Vicenda che si sviluppa tutta intorno ad una lauta somma di denaro sporco e il suo recupero da parte di Anthon Chigurh, un allucinato cecchino psicopatico con il volto di Javier Bardem. Bardem, un interprete superiore, raffinato. Per lui ogni interpretazione è il risultato di una lunga e faticosa catarsi interiore, un processo di totale immedesimazione. Tale è il suo lavoro empatico sul personaggio da confondere persino lo spettatore sulla sua reale, personale natura. Non si dice niente del trascorso di Anthon se non della sua inarrestabile voglia di uccidere al di là di ogni supposizione, un gioco, forse, per lui, perverso e agghiacciante, unico, apparente, motivo di vita. La morte è per lui un percorso obbligato alla quale concedere una saltuaria scappatoia con il lancio di una monetina che spinge la vittima ad una scelta obbligata: " Devi scegliere!". Ma di questo nero, marcio che l'assassino si porta dentro non si intravede nessuna origine se non sensazioni, stati d'animo trasmessi eccezionalmente dal nostro interprete. Un'angoscia paralizzante sembra avvolgere Anthon, un permanente stato catatonico che lo fa muovere a scatti a mo' di un automa. Non ci sono parole per esprimere la grandezza di Javier, non a caso, vincitore con questo film di un meritatissimo Premio Oscar.

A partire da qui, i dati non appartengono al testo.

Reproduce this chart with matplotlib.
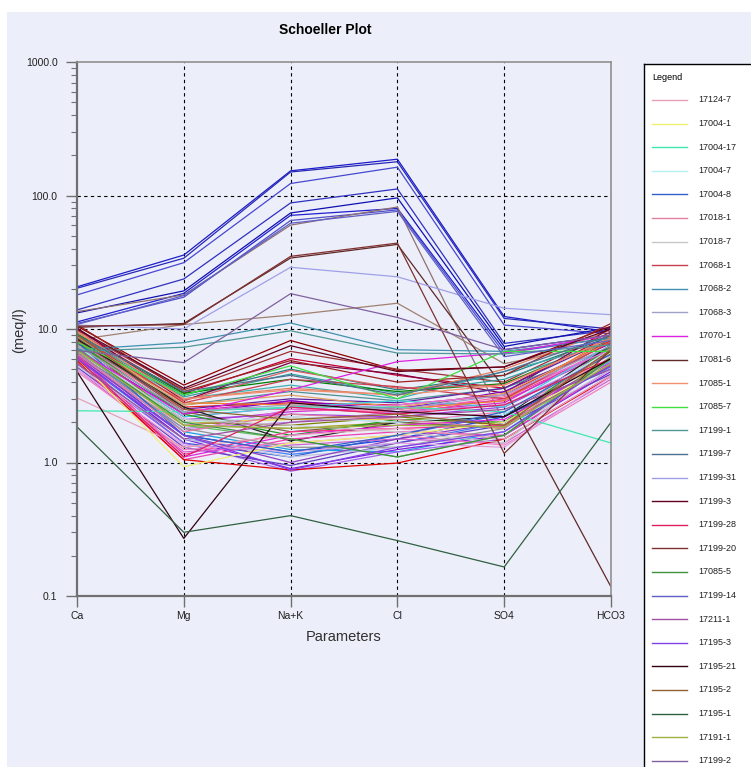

Pur non essendo protagonista principale, di fatto lo è, riducendo ad ombre quelli che sullo script lo sono realmente. Né, d'altra parte, risulta assolutamente criticabile la prova di Tommy Lee Jones, che veste benissimo i panni di un nostalgico quanto impotente sceriffo, memore di un tempo migliore che fu e che rimpiange, anzi. Jones sembra portare sul proprio volto rugoso quel tempo andato, ogni ruga come un solco scavato nell'animo; quel volto, i suoi silenzi dicono più di ogni battuta.Le sue performance sono sempre di un certo spessore. Non si potrebbe dire lo stesso per Josh Brolin che con il suo Llewelyn Moss, saldatore texano reduce dalla guerra in Vietnam, raggiunge, diciamo, un buon risultato, niente di più. Ma rientra tutto perfettamente nel progetto, niente stona. I Coen sanno bene come accordare il loro strumento. E gli interpreti vengono guidati e orchestrati in maniera ineccepibile, attorniati dall'eccezionale fotografia di Roger Deakins, quello del Grande Lebowski, per intenderci.
Una partitura filmica armonica, una struttura equilibrata, un ritmo coerente e continuo, privo di stasi e mutamenti stagnanti, fanno di quest'opera un incanto dalla perdurante potenza magnetica.
Un'analisi fredda, raccapricciante che termina con il racconto di un sogno...sarà mica, per davvero, tutta un sogno questa "dannata commedia umana" che rappresentiamo e nella quale ci specchiamo? Una realtà onirica che, in cuor suo lo sceriffo preferirebbe e chi non lo farebbe? Avvertendo come incombente la catastrofica fine di un'umanità ormai troppo avariata, guasta?
"Penso che quando non si dice più «grazie» e «per favore» la fine è vicina". E quella fine è maledettamente vicina.